The Basque people, among the oldest cultures in not just Spain but all of Europe, have their own way of doing things.
Take the Basque Country tradition of pintxos.
A pintxo (meaning “spike” in the Basque language) is a small snack, often served on a toothpick. It’s meant to be eaten in a bite or two, standing up at a bar, before moving onto the next destination.
You might be tempted to compare pintxo to tapas, another Spanish tradition of small plates. But as Eva Longoria learned while filming in San Sebastián for “Eva Longoria: Searching for Spain,” that would be a mistake.
“Don’t you dare call a pintxo a tapa,” she tells CNN. “You will get run out of Basque Country.”

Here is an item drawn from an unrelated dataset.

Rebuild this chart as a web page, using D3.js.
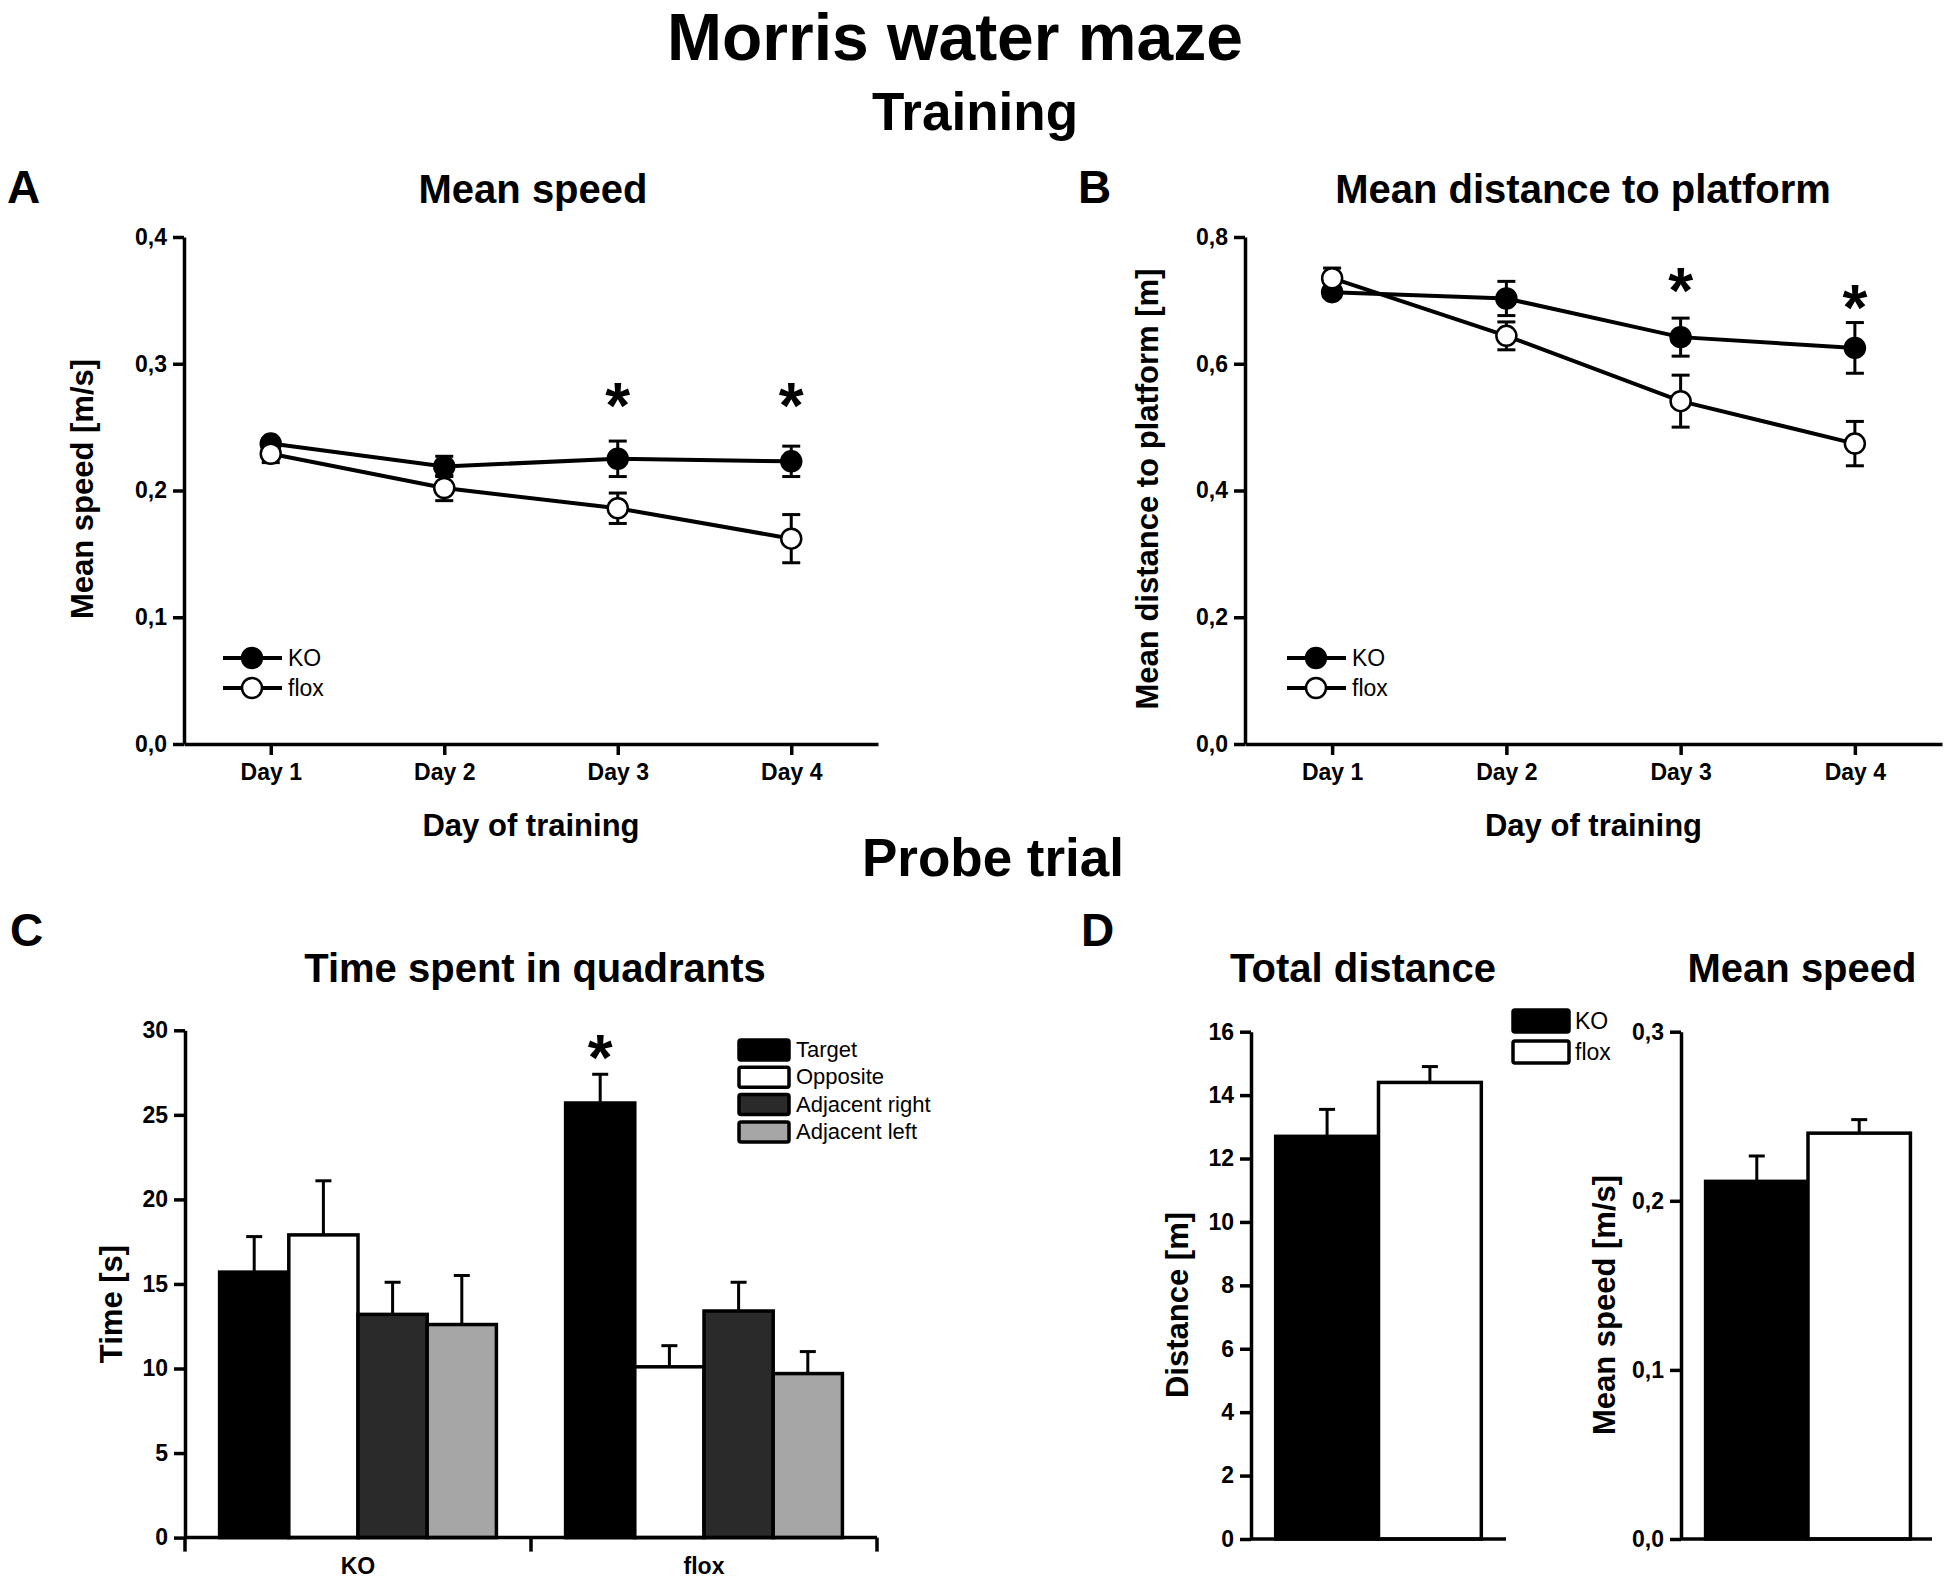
<!DOCTYPE html>
<html lang="en">
<head>
<meta charset="utf-8">
<script src="https://d3js.org/d3.v7.min.js"></script>
<style>
body { margin: 0; background: #fff; }
svg text { font-family: "Liberation Sans", Arial, sans-serif; fill: #000; }
.axis path, .axis line { stroke: #000; stroke-width: 3.5; fill: none; }
.axis text { font-size: 23px; font-weight: bold; }
</style>
</head>
<body>
<script>
// ---- data ----
var days = ["Day 1", "Day 2", "Day 3", "Day 4"];

// A: mean speed during training [m/s]
var speedKO      = [0.237, 0.219, 0.225, 0.223];
var speedKOErr   = [0.004, 0.008, 0.014, 0.012];
var speedFlox    = [0.229, 0.202, 0.186, 0.162];
var speedFloxErr = [0.007, 0.010, 0.012, 0.019];
var speedTicks   = [0, 0.1, 0.2, 0.3, 0.4];
var speedStars   = [{day: "Day 3", v: 0.278}, {day: "Day 4", v: 0.278}];

// B: mean distance to platform [m]
var distKO      = [0.713, 0.703, 0.642, 0.625];
var distKOErr   = [0.008, 0.027, 0.030, 0.040];
var distFlox    = [0.735, 0.644, 0.541, 0.474];
var distFloxErr = [0.016, 0.022, 0.041, 0.035];
var distTicks   = [0, 0.2, 0.4, 0.6, 0.8];
var distStars   = [{day: "Day 3", v: 0.738}, {day: "Day 4", v: 0.711}];

// C: time spent in quadrants [s]
var groups    = ["KO", "flox"];
var quadrants = ["Target", "Opposite", "Adjacent right", "Adjacent left"];
var quadColors = ["#000000", "#ffffff", "#2a2a2a", "#a6a6a6"];
var timeKO      = [15.7, 17.9, 13.2, 12.6];
var timeKOErr   = [2.1, 3.2, 1.9, 2.9];
var timeFlox    = [25.7, 10.1, 13.4, 9.7];
var timeFloxErr = [1.7, 1.25, 1.7, 1.3];
var timeTicks   = [0, 5, 10, 15, 20, 25, 30];
var timeStar    = {group: "flox", q: "Target", v: 29.2};

// D: probe trial totals
var totalDist    = [12.7, 14.4];
var totalDistErr = [0.85, 0.5];
var totalDistTicks = [0, 2, 4, 6, 8, 10, 12, 14, 16];
var probeSpeed    = [0.2115, 0.240];
var probeSpeedErr = [0.015, 0.008];
var probeSpeedTicks = [0, 0.1, 0.2, 0.3];
var genotypeColors = ["#000000", "#ffffff"];

var fmtComma = d3.formatLocale({decimal: ",", thousands: ".", grouping: [3], currency: ["", ""]}).format(".1f");

var svg = d3.select("body").append("svg").attr("width", 1950).attr("height", 1581);

function heading(x, y, size, txt, anchor) {
  svg.append("text").attr("x", x).attr("y", y)
    .attr("font-size", size).attr("font-weight", "bold")
    .attr("text-anchor", anchor || "middle").text(txt);
}

function yLabel(x, y, txt) {
  svg.append("text").attr("transform", "translate(" + x + "," + y + ") rotate(-90)")
    .attr("text-anchor", "middle").attr("font-size", 31).attr("font-weight", "bold").text(txt);
}

function star(g, x, y) {
  var fs = 64;
  g.append("text").attr("x", x).attr("y", y + 0.57 * fs)
    .attr("text-anchor", "middle").attr("font-size", fs).attr("font-weight", "bold").text("*");
}

// titles
heading(955, 60, 66, "Morris water maze");
heading(975, 130, 53, "Training");
heading(993, 876, 53, "Probe trial");
heading(7, 203, 46, "A", "start");
heading(1078, 203, 46, "B", "start");
heading(10, 946, 46, "C", "start");
heading(1081, 946, 46, "D", "start");
heading(533, 203, 40, "Mean speed");
heading(1583, 203, 40, "Mean distance to platform");
heading(535, 982, 40, "Time spent in quadrants");
heading(1363, 982, 40, "Total distance");
heading(1802, 982, 40, "Mean speed");

// ---- training line charts ----
function linePanel(p) {
  var x = d3.scalePoint().domain(days).range([p.left, p.right]).padding(0.5);
  var y = d3.scaleLinear().domain([0, p.max]).range([744, 237]);
  var g = svg.append("g");

  g.append("g").attr("class", "axis").attr("transform", "translate(0,744)")
    .call(d3.axisBottom(x).tickSize(11).tickPadding(9).tickSizeOuter(0));
  g.append("g").attr("class", "axis").attr("transform", "translate(" + p.left + ",0)")
    .call(d3.axisLeft(y).tickValues(p.ticks).tickSize(11).tickPadding(6).tickSizeOuter(0).tickFormat(fmtComma));

  g.append("text").attr("x", (x("Day 1") + x("Day 4")) / 2).attr("y", 836)
    .attr("text-anchor", "middle").attr("font-size", 31).attr("font-weight", "bold").text("Day of training");

  var series = [
    {v: p.ko, e: p.koErr, fill: "#000"},
    {v: p.flox, e: p.floxErr, fill: "#fff"}
  ];
  series.forEach(function(s) {
    s.pts = days.map(function(d, i) { return {day: d, v: s.v[i], e: s.e[i]}; });
    g.append("path").datum(s.pts)
      .attr("fill", "none").attr("stroke", "#000").attr("stroke-width", 4)
      .attr("d", d3.line().x(function(d) { return x(d.day); }).y(function(d) { return y(d.v); }));
    var eb = g.append("g").attr("stroke", "#000").attr("stroke-width", 3)
      .selectAll("g").data(s.pts).enter().append("g");
    eb.append("line")
      .attr("x1", function(d) { return x(d.day); }).attr("x2", function(d) { return x(d.day); })
      .attr("y1", function(d) { return y(d.v - d.e); }).attr("y2", function(d) { return y(d.v + d.e); });
    [-1, 1].forEach(function(sg) {
      eb.append("line")
        .attr("x1", function(d) { return x(d.day) - 9; }).attr("x2", function(d) { return x(d.day) + 9; })
        .attr("y1", function(d) { return y(d.v + sg * d.e); }).attr("y2", function(d) { return y(d.v + sg * d.e); });
    });
  });
  series.forEach(function(s) {
    g.append("g").selectAll("circle").data(s.pts).enter().append("circle")
      .attr("cx", function(d) { return x(d.day); }).attr("cy", function(d) { return y(d.v); })
      .attr("r", 10).attr("fill", s.fill).attr("stroke", "#000").attr("stroke-width", 2.5);
  });

  p.stars.forEach(function(s) { star(g, x(s.day), y(s.v)); });

  // legend
  var names = ["KO", "flox"];
  names.forEach(function(n, i) {
    var ly = 658 + i * 30;
    g.append("line").attr("x1", p.legX).attr("x2", p.legX + 59).attr("y1", ly).attr("y2", ly)
      .attr("stroke", "#000").attr("stroke-width", 4);
    g.append("circle").attr("cx", p.legX + 29).attr("cy", ly).attr("r", 10)
      .attr("fill", series[i].fill).attr("stroke", "#000").attr("stroke-width", 2.5);
    g.append("text").attr("x", p.legX + 65).attr("y", ly + 8).attr("font-size", 23).text(n);
  });

  yLabel(p.labelX, 489, p.label);
}

linePanel({left: 184, right: 878, max: 0.4, ticks: speedTicks,
  ko: speedKO, koErr: speedKOErr, flox: speedFlox, floxErr: speedFloxErr,
  stars: speedStars, legX: 223, labelX: 93, label: "Mean speed [m/s]"});

linePanel({left: 1245, right: 1942, max: 0.8, ticks: distTicks,
  ko: distKO, koErr: distKOErr, flox: distFlox, floxErr: distFloxErr,
  stars: distStars, legX: 1287, labelX: 1158, label: "Mean distance to platform [m]"});

// ---- C: grouped bars ----
(function() {
  var y0 = 1537.6;
  var x = d3.scaleBand().domain(groups).range([185, 877]).paddingInner(0.2).paddingOuter(0.1);
  var xq = d3.scaleBand().domain(quadrants).range([0, x.bandwidth()]);
  var y = d3.scaleLinear().domain([0, 30]).range([y0, 1030.3]);
  var g = svg.append("g");
  var vals = {KO: timeKO, flox: timeFlox};
  var errs = {KO: timeKOErr, flox: timeFloxErr};

  var rows = [];
  groups.forEach(function(gr) {
    quadrants.forEach(function(q, i) {
      rows.push({g: gr, q: q, v: vals[gr][i], e: errs[gr][i], c: quadColors[i]});
    });
  });

  var eb = g.append("g").attr("stroke", "#000").attr("stroke-width", 3)
    .selectAll("g").data(rows).enter().append("g");
  eb.append("line")
    .attr("x1", function(d) { return x(d.g) + xq(d.q) + xq.bandwidth() / 2; })
    .attr("x2", function(d) { return x(d.g) + xq(d.q) + xq.bandwidth() / 2; })
    .attr("y1", function(d) { return y(d.v); }).attr("y2", function(d) { return y(d.v + d.e); });
  eb.append("line")
    .attr("x1", function(d) { return x(d.g) + xq(d.q) + xq.bandwidth() / 2 - 8; })
    .attr("x2", function(d) { return x(d.g) + xq(d.q) + xq.bandwidth() / 2 + 8; })
    .attr("y1", function(d) { return y(d.v + d.e); }).attr("y2", function(d) { return y(d.v + d.e); });

  g.append("g").selectAll("rect").data(rows).enter().append("rect")
    .attr("x", function(d) { return x(d.g) + xq(d.q); })
    .attr("y", function(d) { return y(d.v); })
    .attr("width", xq.bandwidth())
    .attr("height", function(d) { return y0 - y(d.v); })
    .attr("fill", function(d) { return d.c; })
    .attr("stroke", "#000").attr("stroke-width", 3.5);

  // x axis: line, ticks at band boundaries, labels at band centres
  var ax = g.append("g").attr("class", "axis");
  ax.append("line").attr("x1", 185).attr("x2", 877).attr("y1", y0).attr("y2", y0);
  var step = x.step();
  [0, 1, 2].forEach(function(i) {
    var tx = 185 + i * step;
    ax.append("line").attr("x1", tx).attr("x2", tx).attr("y1", y0).attr("y2", y0 + 14);
  });
  groups.forEach(function(gr) {
    ax.append("text").attr("x", x(gr) + x.bandwidth() / 2).attr("y", 1574)
      .attr("text-anchor", "middle").text(gr);
  });

  g.append("g").attr("class", "axis").attr("transform", "translate(185,0)")
    .call(d3.axisLeft(y).tickValues(timeTicks).tickSize(11).tickPadding(6).tickSizeOuter(0).tickFormat(d3.format("d")));

  star(g, x(timeStar.group) + xq(timeStar.q) + xq.bandwidth() / 2, y(timeStar.v));

  // legend
  quadrants.forEach(function(q, i) {
    var ly = 1040 + i * 27.3;
    g.append("rect").attr("x", 739).attr("y", ly).attr("width", 50).attr("height", 20).attr("rx", 2)
      .attr("fill", quadColors[i]).attr("stroke", "#000").attr("stroke-width", 3.5);
    g.append("text").attr("x", 796).attr("y", ly + 17).attr("font-size", 22).text(q);
  });

  yLabel(122, 1304, "Time [s]");
})();

// ---- D: two-bar panels ----
function twoBarPanel(p) {
  var y0 = 1539;
  var x = d3.scaleBand().domain(groups).range([p.left, p.right]).paddingInner(0).paddingOuter(0.24);
  var y = d3.scaleLinear().domain([0, p.max]).range([y0, 1031.7]);
  var g = svg.append("g");
  var rows = groups.map(function(gr, i) { return {g: gr, v: p.vals[i], e: p.errs[i], c: genotypeColors[i]}; });

  var eb = g.append("g").attr("stroke", "#000").attr("stroke-width", 3)
    .selectAll("g").data(rows).enter().append("g");
  eb.append("line")
    .attr("x1", function(d) { return x(d.g) + x.bandwidth() / 2; })
    .attr("x2", function(d) { return x(d.g) + x.bandwidth() / 2; })
    .attr("y1", function(d) { return y(d.v); }).attr("y2", function(d) { return y(d.v + d.e); });
  eb.append("line")
    .attr("x1", function(d) { return x(d.g) + x.bandwidth() / 2 - 8; })
    .attr("x2", function(d) { return x(d.g) + x.bandwidth() / 2 + 8; })
    .attr("y1", function(d) { return y(d.v + d.e); }).attr("y2", function(d) { return y(d.v + d.e); });

  g.append("g").selectAll("rect").data(rows).enter().append("rect")
    .attr("x", function(d) { return x(d.g); })
    .attr("y", function(d) { return y(d.v); })
    .attr("width", x.bandwidth())
    .attr("height", function(d) { return y0 - y(d.v); })
    .attr("fill", function(d) { return d.c; })
    .attr("stroke", "#000").attr("stroke-width", 3.5);

  g.append("g").attr("class", "axis").append("line")
    .attr("x1", p.left).attr("x2", p.axisEnd).attr("y1", y0).attr("y2", y0);
  g.append("g").attr("class", "axis").attr("transform", "translate(" + p.left + ",0)")
    .call(d3.axisLeft(y).tickValues(p.ticks).tickSize(11).tickPadding(6).tickSizeOuter(0).tickFormat(p.fmt));

  yLabel(p.labelX, 1305, p.label);
}

twoBarPanel({left: 1251, right: 1506, axisEnd: 1506, max: 16, ticks: totalDistTicks,
  vals: totalDist, errs: totalDistErr, fmt: d3.format("d"), labelX: 1188, label: "Distance [m]"});
twoBarPanel({left: 1681, right: 1935, axisEnd: 1932, max: 0.3, ticks: probeSpeedTicks,
  vals: probeSpeed, errs: probeSpeedErr, fmt: fmtComma, labelX: 1615, label: "Mean speed [m/s]"});

// D legend
groups.forEach(function(gr, i) {
  var ly = 1010 + i * 31;
  svg.append("rect").attr("x", 1513).attr("y", ly).attr("width", 56).attr("height", 22).attr("rx", 2)
    .attr("fill", genotypeColors[i]).attr("stroke", "#000").attr("stroke-width", 3.5);
  svg.append("text").attr("x", 1575).attr("y", ly + 19).attr("font-size", 23).text(gr);
});
</script>
</body>
</html>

Bar hopping is a crucial component of the pintxo experience, and Longoria embarked on a pintxo tour in San Sebastián with the expert guidance of Marti Buckley, an American food writer who has lived in San Sebastián for 15 years.
What distinguishes a pintxo from a tapa is its composition. While a tapa is often a single food like jamón or garlic shrimp, a pintxo is a more elaborate culinary creation.
The Gilda, a classic pintxo named for the 1946 film starring Rita Hayworth, arranges a manzanilla olive, pickled guindilla peppers and a salty Cantabrian anchovy on a skewer in the shape of a woman’s body. Another pintxo called La Delicia layers a salt-cured anchovy, hard-boiled egg, mayonnaise and an onion-parsley vinaigrette atop a piece of bread. Yet another is a deep-fried piquillo pepper stuffed with meat.
“So much artistry goes into these tiny bites. It has to be an explosion of flavors in one bite,” Longoria says. “That’s what a pintxo is: a gourmet bite.”